> [Written problem]:
Each line below must be set down exactly; omit any image you find.

> [Collected data]:

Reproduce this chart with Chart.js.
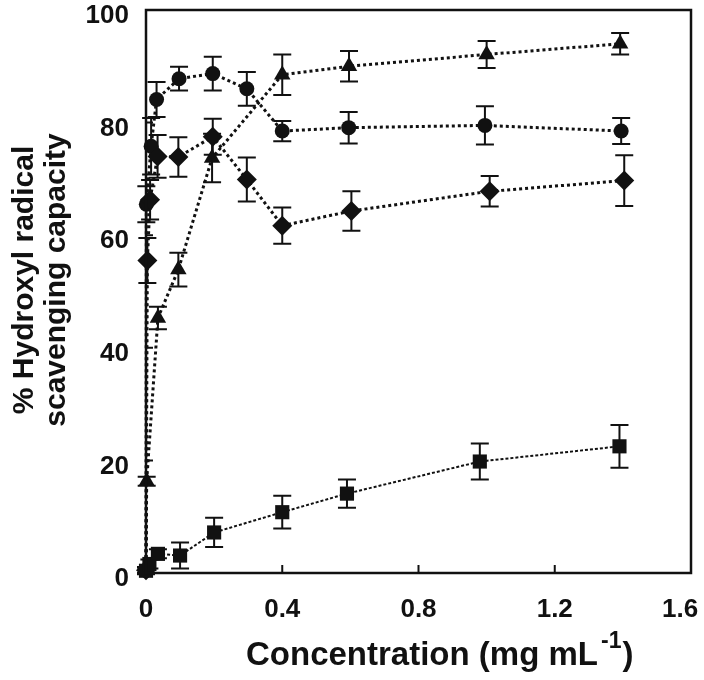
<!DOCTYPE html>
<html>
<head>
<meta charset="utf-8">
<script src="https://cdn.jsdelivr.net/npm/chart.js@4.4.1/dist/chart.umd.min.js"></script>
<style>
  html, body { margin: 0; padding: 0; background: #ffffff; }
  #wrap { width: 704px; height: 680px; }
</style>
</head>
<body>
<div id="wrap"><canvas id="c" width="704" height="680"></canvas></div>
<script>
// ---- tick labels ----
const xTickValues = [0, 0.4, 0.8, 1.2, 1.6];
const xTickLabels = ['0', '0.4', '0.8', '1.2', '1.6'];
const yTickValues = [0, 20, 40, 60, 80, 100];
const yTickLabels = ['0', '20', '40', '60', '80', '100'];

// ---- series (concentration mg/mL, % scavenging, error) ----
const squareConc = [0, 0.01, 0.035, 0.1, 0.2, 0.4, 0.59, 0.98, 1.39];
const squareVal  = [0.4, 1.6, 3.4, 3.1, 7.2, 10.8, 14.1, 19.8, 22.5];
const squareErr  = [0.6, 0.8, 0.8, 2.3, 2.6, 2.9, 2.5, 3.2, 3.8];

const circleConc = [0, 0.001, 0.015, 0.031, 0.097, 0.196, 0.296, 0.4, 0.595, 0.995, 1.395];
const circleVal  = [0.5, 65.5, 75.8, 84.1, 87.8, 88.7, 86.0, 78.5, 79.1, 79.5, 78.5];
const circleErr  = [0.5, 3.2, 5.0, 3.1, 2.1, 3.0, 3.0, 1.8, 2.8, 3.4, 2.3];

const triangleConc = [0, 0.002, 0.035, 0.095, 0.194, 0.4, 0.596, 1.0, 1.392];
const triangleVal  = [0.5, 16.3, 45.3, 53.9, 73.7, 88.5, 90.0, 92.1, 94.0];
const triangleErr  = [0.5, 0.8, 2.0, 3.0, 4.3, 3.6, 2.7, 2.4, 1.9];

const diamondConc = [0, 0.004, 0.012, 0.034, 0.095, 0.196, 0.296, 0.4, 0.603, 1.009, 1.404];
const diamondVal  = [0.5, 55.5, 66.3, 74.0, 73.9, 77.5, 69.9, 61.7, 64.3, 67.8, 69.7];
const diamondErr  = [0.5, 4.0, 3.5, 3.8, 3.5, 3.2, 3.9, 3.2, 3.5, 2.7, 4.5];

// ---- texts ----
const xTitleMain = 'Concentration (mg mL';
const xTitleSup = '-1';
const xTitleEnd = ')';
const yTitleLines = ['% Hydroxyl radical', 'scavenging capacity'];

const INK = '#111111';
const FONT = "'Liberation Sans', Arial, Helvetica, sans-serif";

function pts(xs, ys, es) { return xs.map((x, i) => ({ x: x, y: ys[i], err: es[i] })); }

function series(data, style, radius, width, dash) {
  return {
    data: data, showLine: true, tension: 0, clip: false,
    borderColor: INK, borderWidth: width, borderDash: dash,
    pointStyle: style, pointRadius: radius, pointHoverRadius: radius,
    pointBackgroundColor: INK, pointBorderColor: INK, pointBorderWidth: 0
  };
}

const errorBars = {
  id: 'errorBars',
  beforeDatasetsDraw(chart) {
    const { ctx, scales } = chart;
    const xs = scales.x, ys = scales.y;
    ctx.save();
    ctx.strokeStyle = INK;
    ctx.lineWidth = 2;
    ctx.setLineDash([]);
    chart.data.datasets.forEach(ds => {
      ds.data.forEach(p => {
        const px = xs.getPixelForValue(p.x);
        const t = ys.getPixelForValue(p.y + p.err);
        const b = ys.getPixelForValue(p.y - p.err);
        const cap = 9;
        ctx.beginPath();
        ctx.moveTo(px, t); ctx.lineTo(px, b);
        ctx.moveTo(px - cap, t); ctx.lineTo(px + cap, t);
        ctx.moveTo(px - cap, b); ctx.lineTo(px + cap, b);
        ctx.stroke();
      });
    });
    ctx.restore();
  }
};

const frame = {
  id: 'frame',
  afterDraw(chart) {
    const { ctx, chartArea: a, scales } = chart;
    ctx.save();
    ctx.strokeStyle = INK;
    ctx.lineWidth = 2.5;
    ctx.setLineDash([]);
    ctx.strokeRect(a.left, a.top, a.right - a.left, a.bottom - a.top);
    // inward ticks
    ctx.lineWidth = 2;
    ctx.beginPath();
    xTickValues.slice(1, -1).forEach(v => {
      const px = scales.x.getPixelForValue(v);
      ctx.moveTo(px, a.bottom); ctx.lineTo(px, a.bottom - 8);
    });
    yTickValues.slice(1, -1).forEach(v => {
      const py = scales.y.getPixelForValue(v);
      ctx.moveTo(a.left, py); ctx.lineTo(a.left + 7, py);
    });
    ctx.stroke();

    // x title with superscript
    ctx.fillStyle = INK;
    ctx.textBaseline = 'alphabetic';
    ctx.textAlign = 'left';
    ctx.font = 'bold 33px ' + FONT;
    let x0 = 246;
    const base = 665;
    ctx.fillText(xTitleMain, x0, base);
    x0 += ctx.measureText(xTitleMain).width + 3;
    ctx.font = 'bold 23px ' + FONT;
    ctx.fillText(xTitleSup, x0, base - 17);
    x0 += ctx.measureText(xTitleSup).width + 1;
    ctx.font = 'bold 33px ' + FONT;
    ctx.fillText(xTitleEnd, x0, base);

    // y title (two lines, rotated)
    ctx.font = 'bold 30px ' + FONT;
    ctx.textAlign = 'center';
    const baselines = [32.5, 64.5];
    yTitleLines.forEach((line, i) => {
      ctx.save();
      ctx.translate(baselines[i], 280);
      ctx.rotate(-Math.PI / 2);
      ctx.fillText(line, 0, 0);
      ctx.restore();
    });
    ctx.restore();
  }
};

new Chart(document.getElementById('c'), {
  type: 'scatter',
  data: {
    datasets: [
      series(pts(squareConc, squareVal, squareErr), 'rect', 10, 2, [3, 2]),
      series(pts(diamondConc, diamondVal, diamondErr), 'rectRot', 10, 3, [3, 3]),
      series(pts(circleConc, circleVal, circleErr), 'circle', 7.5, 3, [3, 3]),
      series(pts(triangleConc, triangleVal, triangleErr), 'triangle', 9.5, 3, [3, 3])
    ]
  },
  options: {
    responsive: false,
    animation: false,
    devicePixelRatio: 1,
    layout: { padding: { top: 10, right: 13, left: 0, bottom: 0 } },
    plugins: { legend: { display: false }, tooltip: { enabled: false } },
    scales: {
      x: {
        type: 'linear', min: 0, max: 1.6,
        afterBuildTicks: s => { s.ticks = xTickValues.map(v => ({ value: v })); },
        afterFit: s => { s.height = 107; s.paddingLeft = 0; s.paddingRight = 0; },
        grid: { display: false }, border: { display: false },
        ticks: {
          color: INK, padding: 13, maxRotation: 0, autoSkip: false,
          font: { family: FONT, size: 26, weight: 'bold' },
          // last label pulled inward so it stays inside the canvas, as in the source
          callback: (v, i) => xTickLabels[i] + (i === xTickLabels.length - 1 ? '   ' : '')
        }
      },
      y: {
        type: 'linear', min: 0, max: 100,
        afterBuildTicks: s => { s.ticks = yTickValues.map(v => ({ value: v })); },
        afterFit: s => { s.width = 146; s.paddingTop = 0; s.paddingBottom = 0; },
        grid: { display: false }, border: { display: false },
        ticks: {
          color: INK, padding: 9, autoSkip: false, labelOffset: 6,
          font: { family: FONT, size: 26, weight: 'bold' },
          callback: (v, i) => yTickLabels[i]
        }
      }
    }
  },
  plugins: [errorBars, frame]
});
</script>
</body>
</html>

> [Written solution]:
Reproduce this chart with Chart.js.
<!DOCTYPE html>
<html>
<head>
<meta charset="utf-8">
<script src="https://cdn.jsdelivr.net/npm/chart.js@4.4.1/dist/chart.umd.min.js"></script>
<style>
  html, body { margin: 0; padding: 0; background: #ffffff; }
  #wrap { width: 704px; height: 680px; }
</style>
</head>
<body>
<div id="wrap"><canvas id="c" width="704" height="680"></canvas></div>
<script>
// ---- tick labels ----
const xTickValues = [0, 0.4, 0.8, 1.2, 1.6];
const xTickLabels = ['0', '0.4', '0.8', '1.2', '1.6'];
const yTickValues = [0, 20, 40, 60, 80, 100];
const yTickLabels = ['0', '20', '40', '60', '80', '100'];

// ---- series (concentration mg/mL, % scavenging, error) ----
const squareConc = [0, 0.01, 0.035, 0.1, 0.2, 0.4, 0.59, 0.98, 1.39];
const squareVal  = [0.4, 1.6, 3.4, 3.1, 7.2, 10.8, 14.1, 19.8, 22.5];
const squareErr  = [0.6, 0.8, 0.8, 2.3, 2.6, 2.9, 2.5, 3.2, 3.8];

const circleConc = [0, 0.001, 0.015, 0.031, 0.097, 0.196, 0.296, 0.4, 0.595, 0.995, 1.395];
const circleVal  = [0.5, 65.5, 75.8, 84.1, 87.8, 88.7, 86.0, 78.5, 79.1, 79.5, 78.5];
const circleErr  = [0.5, 3.2, 5.0, 3.1, 2.1, 3.0, 3.0, 1.8, 2.8, 3.4, 2.3];

const triangleConc = [0, 0.002, 0.035, 0.095, 0.194, 0.4, 0.596, 1.0, 1.392];
const triangleVal  = [0.5, 16.3, 45.3, 53.9, 73.7, 88.5, 90.0, 92.1, 94.0];
const triangleErr  = [0.5, 0.8, 2.0, 3.0, 4.3, 3.6, 2.7, 2.4, 1.9];

const diamondConc = [0, 0.004, 0.012, 0.034, 0.095, 0.196, 0.296, 0.4, 0.603, 1.009, 1.404];
const diamondVal  = [0.5, 55.5, 66.3, 74.0, 73.9, 77.5, 69.9, 61.7, 64.3, 67.8, 69.7];
const diamondErr  = [0.5, 4.0, 3.5, 3.8, 3.5, 3.2, 3.9, 3.2, 3.5, 2.7, 4.5];

// ---- texts ----
const xTitleMain = 'Concentration (mg mL';
const xTitleSup = '-1';
const xTitleEnd = ')';
const yTitleLines = ['% Hydroxyl radical', 'scavenging capacity'];

const INK = '#111111';
const FONT = "'Liberation Sans', Arial, Helvetica, sans-serif";

function pts(xs, ys, es) { return xs.map((x, i) => ({ x: x, y: ys[i], err: es[i] })); }

function series(data, style, radius, width, dash) {
  return {
    data: data, showLine: true, tension: 0, clip: false,
    borderColor: INK, borderWidth: width, borderDash: dash,
    pointStyle: style, pointRadius: radius, pointHoverRadius: radius,
    pointBackgroundColor: INK, pointBorderColor: INK, pointBorderWidth: 0
  };
}

const errorBars = {
  id: 'errorBars',
  beforeDatasetsDraw(chart) {
    const { ctx, scales } = chart;
    const xs = scales.x, ys = scales.y;
    ctx.save();
    ctx.strokeStyle = INK;
    ctx.lineWidth = 2;
    ctx.setLineDash([]);
    chart.data.datasets.forEach(ds => {
      ds.data.forEach(p => {
        const px = xs.getPixelForValue(p.x);
        const t = ys.getPixelForValue(p.y + p.err);
        const b = ys.getPixelForValue(p.y - p.err);
        const cap = 9;
        ctx.beginPath();
        ctx.moveTo(px, t); ctx.lineTo(px, b);
        ctx.moveTo(px - cap, t); ctx.lineTo(px + cap, t);
        ctx.moveTo(px - cap, b); ctx.lineTo(px + cap, b);
        ctx.stroke();
      });
    });
    ctx.restore();
  }
};

const frame = {
  id: 'frame',
  afterDraw(chart) {
    const { ctx, chartArea: a, scales } = chart;
    ctx.save();
    ctx.strokeStyle = INK;
    ctx.lineWidth = 2.5;
    ctx.setLineDash([]);
    ctx.strokeRect(a.left, a.top, a.right - a.left, a.bottom - a.top);
    // inward ticks
    ctx.lineWidth = 2;
    ctx.beginPath();
    xTickValues.slice(1, -1).forEach(v => {
      const px = scales.x.getPixelForValue(v);
      ctx.moveTo(px, a.bottom); ctx.lineTo(px, a.bottom - 8);
    });
    yTickValues.slice(1, -1).forEach(v => {
      const py = scales.y.getPixelForValue(v);
      ctx.moveTo(a.left, py); ctx.lineTo(a.left + 7, py);
    });
    ctx.stroke();

    // x title with superscript
    ctx.fillStyle = INK;
    ctx.textBaseline = 'alphabetic';
    ctx.textAlign = 'left';
    ctx.font = 'bold 33px ' + FONT;
    let x0 = 246;
    const base = 665;
    ctx.fillText(xTitleMain, x0, base);
    x0 += ctx.measureText(xTitleMain).width + 3;
    ctx.font = 'bold 23px ' + FONT;
    ctx.fillText(xTitleSup, x0, base - 17);
    x0 += ctx.measureText(xTitleSup).width + 1;
    ctx.font = 'bold 33px ' + FONT;
    ctx.fillText(xTitleEnd, x0, base);

    // y title (two lines, rotated)
    ctx.font = 'bold 30px ' + FONT;
    ctx.textAlign = 'center';
    const baselines = [32.5, 64.5];
    yTitleLines.forEach((line, i) => {
      ctx.save();
      ctx.translate(baselines[i], 280);
      ctx.rotate(-Math.PI / 2);
      ctx.fillText(line, 0, 0);
      ctx.restore();
    });
    ctx.restore();
  }
};

new Chart(document.getElementById('c'), {
  type: 'scatter',
  data: {
    datasets: [
      series(pts(squareConc, squareVal, squareErr), 'rect', 10, 2, [3, 2]),
      series(pts(diamondConc, diamondVal, diamondErr), 'rectRot', 10, 3, [3, 3]),
      series(pts(circleConc, circleVal, circleErr), 'circle', 7.5, 3, [3, 3]),
      series(pts(triangleConc, triangleVal, triangleErr), 'triangle', 9.5, 3, [3, 3])
    ]
  },
  options: {
    responsive: false,
    animation: false,
    devicePixelRatio: 1,
    layout: { padding: { top: 10, right: 13, left: 0, bottom: 0 } },
    plugins: { legend: { display: false }, tooltip: { enabled: false } },
    scales: {
      x: {
        type: 'linear', min: 0, max: 1.6,
        afterBuildTicks: s => { s.ticks = xTickValues.map(v => ({ value: v })); },
        afterFit: s => { s.height = 107; s.paddingLeft = 0; s.paddingRight = 0; },
        grid: { display: false }, border: { display: false },
        ticks: {
          color: INK, padding: 13, maxRotation: 0, autoSkip: false,
          font: { family: FONT, size: 26, weight: 'bold' },
          // last label pulled inward so it stays inside the canvas, as in the source
          callback: (v, i) => xTickLabels[i] + (i === xTickLabels.length - 1 ? '   ' : '')
        }
      },
      y: {
        type: 'linear', min: 0, max: 100,
        afterBuildTicks: s => { s.ticks = yTickValues.map(v => ({ value: v })); },
        afterFit: s => { s.width = 146; s.paddingTop = 0; s.paddingBottom = 0; },
        grid: { display: false }, border: { display: false },
        ticks: {
          color: INK, padding: 9, autoSkip: false, labelOffset: 6,
          font: { family: FONT, size: 26, weight: 'bold' },
          callback: (v, i) => yTickLabels[i]
        }
      }
    }
  },
  plugins: [errorBars, frame]
});
</script>
</body>
</html>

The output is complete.